__Task to complete__. All the data below goes into the copy word for word, but the pictures don't.

Charts and diagrams as code:
════════════════

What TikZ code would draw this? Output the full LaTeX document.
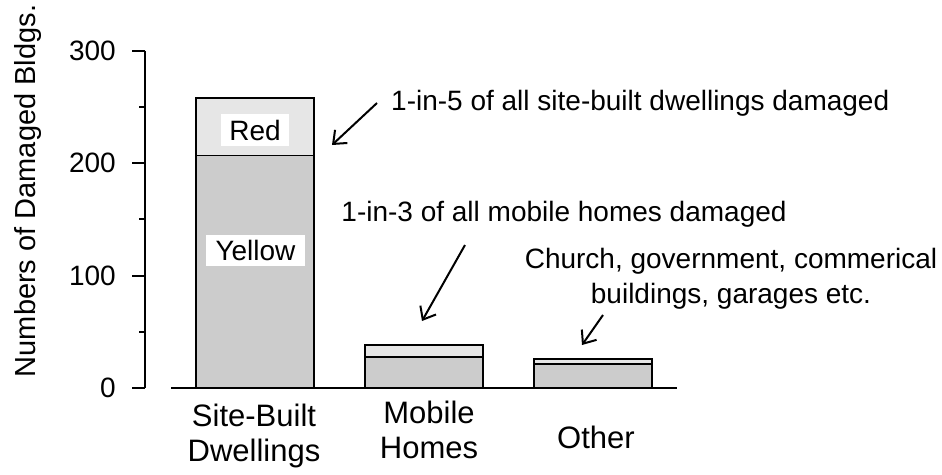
\documentclass[tikz,border=0pt]{standalone}
\usepackage{fontspec}
\setmainfont{Liberation Sans}
\usetikzlibrary{arrows.meta}
\definecolor{yfill}{RGB}{204,204,204}
\definecolor{rfill}{RGB}{230,230,230}
\begin{document}
\begin{tikzpicture}[x=1pt,y=-1pt,
  lbl/.style={font=\fontsize{28}{33}\selectfont, inner sep=0pt},
  cat/.style={font=\fontsize{31}{35}\selectfont, align=center, inner sep=0pt},
  yelbar/.style={fill=yfill, draw=black, line width=1.5pt},
  redbar/.style={fill=rfill, draw=black, line width=1.5pt},
  axisline/.style={line width=2pt},
  tickmark/.style={line width=2pt},
  callout/.style={line width=2pt, -{Straight Barb[length=11pt,width=18pt]}},
  tag/.style={lbl, fill=white, inner sep=0pt}
]
\useasboundingbox (0,0) rectangle (942,474);
% bars (value v -> y = 388 - 1.124 v)
\draw[yelbar] (196,388) rectangle (314,155.3);
\draw[redbar] (196,155.3) rectangle (314,98);
\draw[yelbar] (365,388) rectangle (483,357);
\draw[redbar] (365,357) rectangle (483,345);
\draw[yelbar] (534,388) rectangle (652,364);
\draw[redbar] (534,364) rectangle (652,359);
% axes
\draw[axisline] (145,50.7) -- (145,388);
\draw[axisline] (171,388) -- (677,388);
\foreach \v/\y in {0/388,100/275.6,200/163.2,300/50.7}{
  \draw[tickmark] (132,\y) -- (145,\y);
  \node[lbl, anchor=east] (t\v) at (116,\y) {\v};
}
\foreach \y in {331.8,219.4,107}{
  \draw[tickmark] (139,\y) -- (145,\y);
}
\node[lbl, rotate=90, font=\fontsize{29}{33}\selectfont] (ytitle) at (28,191) {Numbers of Damaged Bldgs.};
% bar tags
\node[tag, minimum width=68pt, minimum height=32pt] (red) at (255,130) {Red};
\node[tag, minimum width=99pt, minimum height=31pt] (yellow) at (255.5,250.5) {Yellow};
% categories
\node[cat] (c1) at (254,436) {Site-Built\\Dwellings};
\node[cat] (c2) at (429,430) {Mobile\\Homes};
\node[cat] (c3) at (596,437) {Other};
% annotations
\node[lbl, anchor=west] (a1) at (391,103) {1-in-5 of all site-built dwellings damaged};
\node[lbl] (a2) at (564,214) {1-in-3 of all mobile homes damaged};
\node[lbl, align=center, font=\fontsize{28}{35}\selectfont] (a3) at (731,279) {Church, government, commerical\\buildings, garages etc.};
\coordinate (s1) at (377,103);
\coordinate (e1) at (332,145);
\coordinate (s2) at (465,245);
\coordinate (e2) at (422,321);
\coordinate (s3) at (603,315);
\coordinate (e3) at (582,345);
\draw[callout] (s1) -- (e1);
\draw[callout] (s2) -- (e2);
\draw[callout] (s3) -- (e3);
\end{tikzpicture}
\end{document}
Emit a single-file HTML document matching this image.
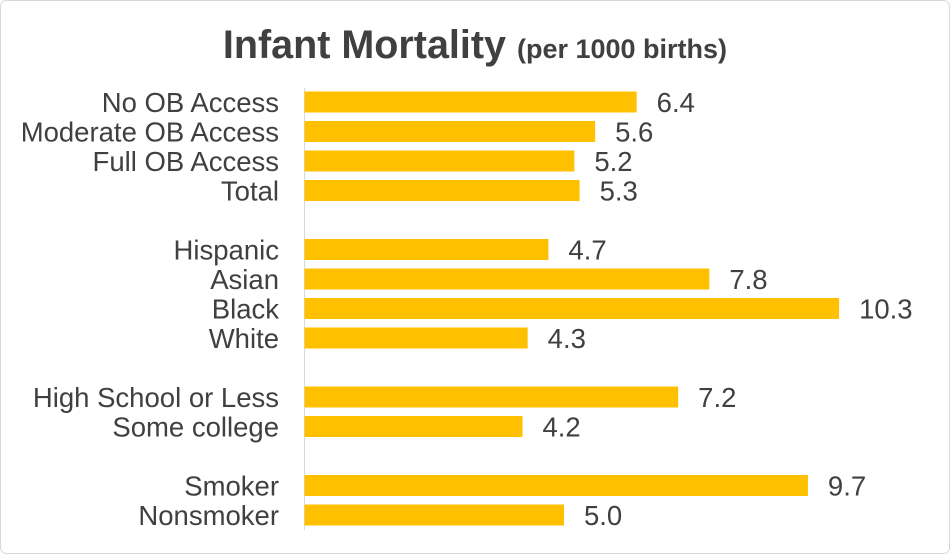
<!DOCTYPE html>
<html><head><meta charset="utf-8"><style>
body{margin:0;background:#fff;}
svg{display:block;font-family:"Liberation Sans",Arial,sans-serif;}
</style></head><body>
<svg id="chart" width="950" height="554">
<rect x="0.5" y="0.5" width="949" height="553" rx="6" fill="#fff" stroke="#d9d9d9"/>
<text x="475" y="58" text-anchor="middle" fill="#404040" font-weight="bold"><tspan font-size="39.5">Infant Mortality </tspan><tspan font-size="27">(per 1000 births)</tspan></text>
<line x1="304.5" y1="88" x2="304.5" y2="530" stroke="#d9d9d9"/>
<g id="bars"></g>
</svg>
<script>
const categories=["No OB Access","Moderate OB Access","Full OB Access","Total","","Hispanic","Asian","Black","White","","High School or Less","Some college","","Smoker","Nonsmoker"];
const values=[6.4,5.6,5.2,5.3,null,4.7,7.8,10.3,4.3,null,7.2,4.2,null,9.7,5.0];
const labels=["6.4","5.6","5.2","5.3","","4.7","7.8","10.3","4.3","","7.2","4.2","","9.7","5.0"];
const x0=304.5,pxPerUnit=51.9,y0=102,step=29.5,bh=21;
const xs=v=>x0+v*pxPerUnit;
const ys=i=>y0+i*step;
const g=document.getElementById('bars');
const NS="http://www.w3.org/2000/svg";
categories.forEach((c,i)=>{
  if(values[i]===null)return;
  const cy=ys(i);
  const r=document.createElementNS(NS,'rect');
  r.setAttribute('x',x0);r.setAttribute('y',cy-bh/2);
  r.setAttribute('width',xs(values[i])-x0);r.setAttribute('height',bh);
  r.setAttribute('fill','#FFC000');
  
  
  g.appendChild(r);
  const t=document.createElementNS(NS,'text');
  t.setAttribute('x',279);t.setAttribute('y',cy+10);
  t.setAttribute('text-anchor','end');t.setAttribute('font-size','27.5');t.setAttribute('fill','#404040');
  t.textContent=c;
  
  
  g.appendChild(t);
  const v=document.createElementNS(NS,'text');
  v.setAttribute('x',xs(values[i])+20);v.setAttribute('y',cy+10);
  v.setAttribute('font-size','27.5');v.setAttribute('fill','#404040');
  v.textContent=labels[i];
  
  
  g.appendChild(v);
});
</script>
</body></html>
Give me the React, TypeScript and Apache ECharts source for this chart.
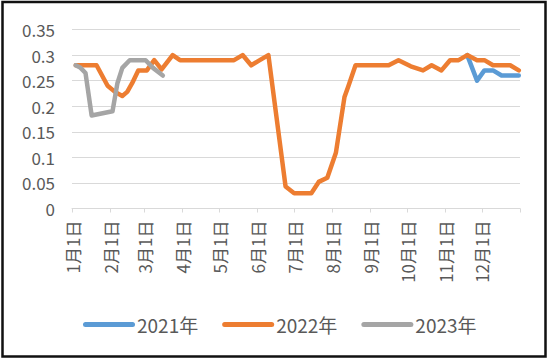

════════════════

__Result for this exercise__.
What TikZ code would draw this? Output the full LaTeX document.
\documentclass[tikz,border=0pt]{standalone}
\usepackage{fontspec}
\setmainfont{Liberation Sans}
\usetikzlibrary{arrows.meta}
\definecolor{yfill}{RGB}{204,204,204}
\definecolor{rfill}{RGB}{230,230,230}
\begin{document}
\begin{tikzpicture}[x=1pt,y=-1pt,
  lbl/.style={font=\fontsize{28}{33}\selectfont, inner sep=0pt},
  cat/.style={font=\fontsize{31}{35}\selectfont, align=center, inner sep=0pt},
  yelbar/.style={fill=yfill, draw=black, line width=1.5pt},
  redbar/.style={fill=rfill, draw=black, line width=1.5pt},
  axisline/.style={line width=2pt},
  tickmark/.style={line width=2pt},
  callout/.style={line width=2pt, -{Straight Barb[length=11pt,width=18pt]}},
  tag/.style={lbl, fill=white, inner sep=0pt}
]
\useasboundingbox (0,0) rectangle (942,474);
% bars (value v -> y = 388 - 1.124 v)
\draw[yelbar] (196,388) rectangle (314,155.3);
\draw[redbar] (196,155.3) rectangle (314,98);
\draw[yelbar] (365,388) rectangle (483,357);
\draw[redbar] (365,357) rectangle (483,345);
\draw[yelbar] (534,388) rectangle (652,364);
\draw[redbar] (534,364) rectangle (652,359);
% axes
\draw[axisline] (145,50.7) -- (145,388);
\draw[axisline] (171,388) -- (677,388);
\foreach \v/\y in {0/388,100/275.6,200/163.2,300/50.7}{
  \draw[tickmark] (132,\y) -- (145,\y);
  \node[lbl, anchor=east] (t\v) at (116,\y) {\v};
}
\foreach \y in {331.8,219.4,107}{
  \draw[tickmark] (139,\y) -- (145,\y);
}
\node[lbl, rotate=90, font=\fontsize{29}{33}\selectfont] (ytitle) at (28,191) {Numbers of Damaged Bldgs.};
% bar tags
\node[tag, minimum width=68pt, minimum height=32pt] (red) at (255,130) {Red};
\node[tag, minimum width=99pt, minimum height=31pt] (yellow) at (255.5,250.5) {Yellow};
% categories
\node[cat] (c1) at (254,436) {Site-Built\\Dwellings};
\node[cat] (c2) at (429,430) {Mobile\\Homes};
\node[cat] (c3) at (596,437) {Other};
% annotations
\node[lbl, anchor=west] (a1) at (391,103) {1-in-5 of all site-built dwellings damaged};
\node[lbl] (a2) at (564,214) {1-in-3 of all mobile homes damaged};
\node[lbl, align=center, font=\fontsize{28}{35}\selectfont] (a3) at (731,279) {Church, government, commerical\\buildings, garages etc.};
\coordinate (s1) at (377,103);
\coordinate (e1) at (332,145);
\coordinate (s2) at (465,245);
\coordinate (e2) at (422,321);
\coordinate (s3) at (603,315);
\coordinate (e3) at (582,345);
\draw[callout] (s1) -- (e1);
\draw[callout] (s2) -- (e2);
\draw[callout] (s3) -- (e3);
\end{tikzpicture}
\end{document}
Emit a single-file HTML document matching this image.
<!DOCTYPE html>
<html><head><meta charset="utf-8"><style>
body{margin:0;background:#fff;}
svg{display:block;font-family:"Liberation Sans",Arial,sans-serif;}
</style></head><body>
<svg id="chart" width="950" height="554">
<rect x="0.5" y="0.5" width="949" height="553" rx="6" fill="#fff" stroke="#d9d9d9"/>
<text x="475" y="58" text-anchor="middle" fill="#404040" font-weight="bold"><tspan font-size="39.5">Infant Mortality </tspan><tspan font-size="27">(per 1000 births)</tspan></text>
<line x1="304.5" y1="88" x2="304.5" y2="530" stroke="#d9d9d9"/>
<g id="bars"></g>
</svg>
<script>
const categories=["No OB Access","Moderate OB Access","Full OB Access","Total","","Hispanic","Asian","Black","White","","High School or Less","Some college","","Smoker","Nonsmoker"];
const values=[6.4,5.6,5.2,5.3,null,4.7,7.8,10.3,4.3,null,7.2,4.2,null,9.7,5.0];
const labels=["6.4","5.6","5.2","5.3","","4.7","7.8","10.3","4.3","","7.2","4.2","","9.7","5.0"];
const x0=304.5,pxPerUnit=51.9,y0=102,step=29.5,bh=21;
const xs=v=>x0+v*pxPerUnit;
const ys=i=>y0+i*step;
const g=document.getElementById('bars');
const NS="http://www.w3.org/2000/svg";
categories.forEach((c,i)=>{
  if(values[i]===null)return;
  const cy=ys(i);
  const r=document.createElementNS(NS,'rect');
  r.setAttribute('x',x0);r.setAttribute('y',cy-bh/2);
  r.setAttribute('width',xs(values[i])-x0);r.setAttribute('height',bh);
  r.setAttribute('fill','#FFC000');
  
  
  g.appendChild(r);
  const t=document.createElementNS(NS,'text');
  t.setAttribute('x',279);t.setAttribute('y',cy+10);
  t.setAttribute('text-anchor','end');t.setAttribute('font-size','27.5');t.setAttribute('fill','#404040');
  t.textContent=c;
  
  
  g.appendChild(t);
  const v=document.createElementNS(NS,'text');
  v.setAttribute('x',xs(values[i])+20);v.setAttribute('y',cy+10);
  v.setAttribute('font-size','27.5');v.setAttribute('fill','#404040');
  v.textContent=labels[i];
  
  
  g.appendChild(v);
});
</script>
</body></html>
Give me the React, TypeScript and Apache ECharts source for this chart.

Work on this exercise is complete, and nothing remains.